— Start —
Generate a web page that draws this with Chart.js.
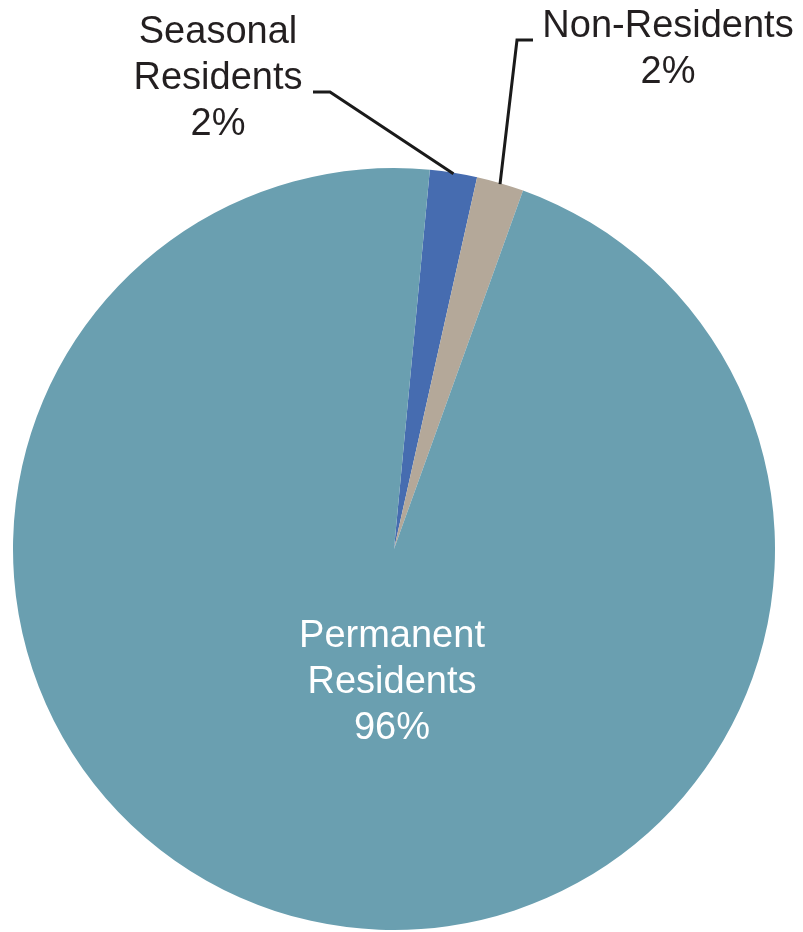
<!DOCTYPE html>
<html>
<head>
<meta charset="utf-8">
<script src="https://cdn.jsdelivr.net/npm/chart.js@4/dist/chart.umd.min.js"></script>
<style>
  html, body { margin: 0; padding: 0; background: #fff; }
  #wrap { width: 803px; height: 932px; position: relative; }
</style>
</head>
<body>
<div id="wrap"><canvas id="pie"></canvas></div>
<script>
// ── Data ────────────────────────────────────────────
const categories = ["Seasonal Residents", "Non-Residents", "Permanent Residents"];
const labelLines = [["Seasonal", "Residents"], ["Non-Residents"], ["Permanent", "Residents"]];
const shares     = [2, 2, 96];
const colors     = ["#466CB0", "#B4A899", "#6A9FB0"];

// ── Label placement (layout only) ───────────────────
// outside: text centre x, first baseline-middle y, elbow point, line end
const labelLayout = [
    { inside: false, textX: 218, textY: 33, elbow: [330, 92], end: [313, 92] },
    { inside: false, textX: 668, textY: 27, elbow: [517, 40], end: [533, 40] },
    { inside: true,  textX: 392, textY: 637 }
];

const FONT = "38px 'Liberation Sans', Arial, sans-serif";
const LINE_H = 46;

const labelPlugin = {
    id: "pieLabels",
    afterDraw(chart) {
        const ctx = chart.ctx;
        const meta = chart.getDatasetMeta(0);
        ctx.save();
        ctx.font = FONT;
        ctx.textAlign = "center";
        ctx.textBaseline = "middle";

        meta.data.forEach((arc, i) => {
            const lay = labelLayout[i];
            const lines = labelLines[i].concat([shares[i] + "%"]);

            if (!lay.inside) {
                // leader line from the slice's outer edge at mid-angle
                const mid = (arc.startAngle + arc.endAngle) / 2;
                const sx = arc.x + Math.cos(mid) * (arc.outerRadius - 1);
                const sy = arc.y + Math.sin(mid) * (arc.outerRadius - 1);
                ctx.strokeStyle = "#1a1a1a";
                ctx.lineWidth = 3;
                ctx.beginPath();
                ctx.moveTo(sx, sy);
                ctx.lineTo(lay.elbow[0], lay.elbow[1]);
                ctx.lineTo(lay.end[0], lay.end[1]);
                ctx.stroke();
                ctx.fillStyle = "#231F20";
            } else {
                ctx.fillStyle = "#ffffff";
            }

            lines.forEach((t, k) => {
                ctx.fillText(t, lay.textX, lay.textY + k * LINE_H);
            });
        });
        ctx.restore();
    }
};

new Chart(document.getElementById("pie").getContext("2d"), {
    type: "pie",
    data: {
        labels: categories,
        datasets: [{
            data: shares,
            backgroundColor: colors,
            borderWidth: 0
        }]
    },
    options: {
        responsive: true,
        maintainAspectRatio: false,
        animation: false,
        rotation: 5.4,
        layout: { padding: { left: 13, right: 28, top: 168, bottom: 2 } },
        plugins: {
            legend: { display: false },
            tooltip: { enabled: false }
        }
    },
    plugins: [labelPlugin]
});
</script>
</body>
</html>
— End —
**Description of the task**
Quote, please, every line of the material above from its start through the line that has "const lines = labelLines[i].concat([shares[i]", reproducing the words exactly and dropping any images.

**Exercise response**
Generate a web page that draws this with Chart.js.
<!DOCTYPE html>
<html>
<head>
<meta charset="utf-8">
<script src="https://cdn.jsdelivr.net/npm/chart.js@4/dist/chart.umd.min.js"></script>
<style>
  html, body { margin: 0; padding: 0; background: #fff; }
  #wrap { width: 803px; height: 932px; position: relative; }
</style>
</head>
<body>
<div id="wrap"><canvas id="pie"></canvas></div>
<script>
// ── Data ────────────────────────────────────────────
const categories = ["Seasonal Residents", "Non-Residents", "Permanent Residents"];
const labelLines = [["Seasonal", "Residents"], ["Non-Residents"], ["Permanent", "Residents"]];
const shares     = [2, 2, 96];
const colors     = ["#466CB0", "#B4A899", "#6A9FB0"];

// ── Label placement (layout only) ───────────────────
// outside: text centre x, first baseline-middle y, elbow point, line end
const labelLayout = [
    { inside: false, textX: 218, textY: 33, elbow: [330, 92], end: [313, 92] },
    { inside: false, textX: 668, textY: 27, elbow: [517, 40], end: [533, 40] },
    { inside: true,  textX: 392, textY: 637 }
];

const FONT = "38px 'Liberation Sans', Arial, sans-serif";
const LINE_H = 46;

const labelPlugin = {
    id: "pieLabels",
    afterDraw(chart) {
        const ctx = chart.ctx;
        const meta = chart.getDatasetMeta(0);
        ctx.save();
        ctx.font = FONT;
        ctx.textAlign = "center";
        ctx.textBaseline = "middle";

        meta.data.forEach((arc, i) => {
            const lay = labelLayout[i];
            const lines = labelLines[i].concat([shares[i] + "%"]);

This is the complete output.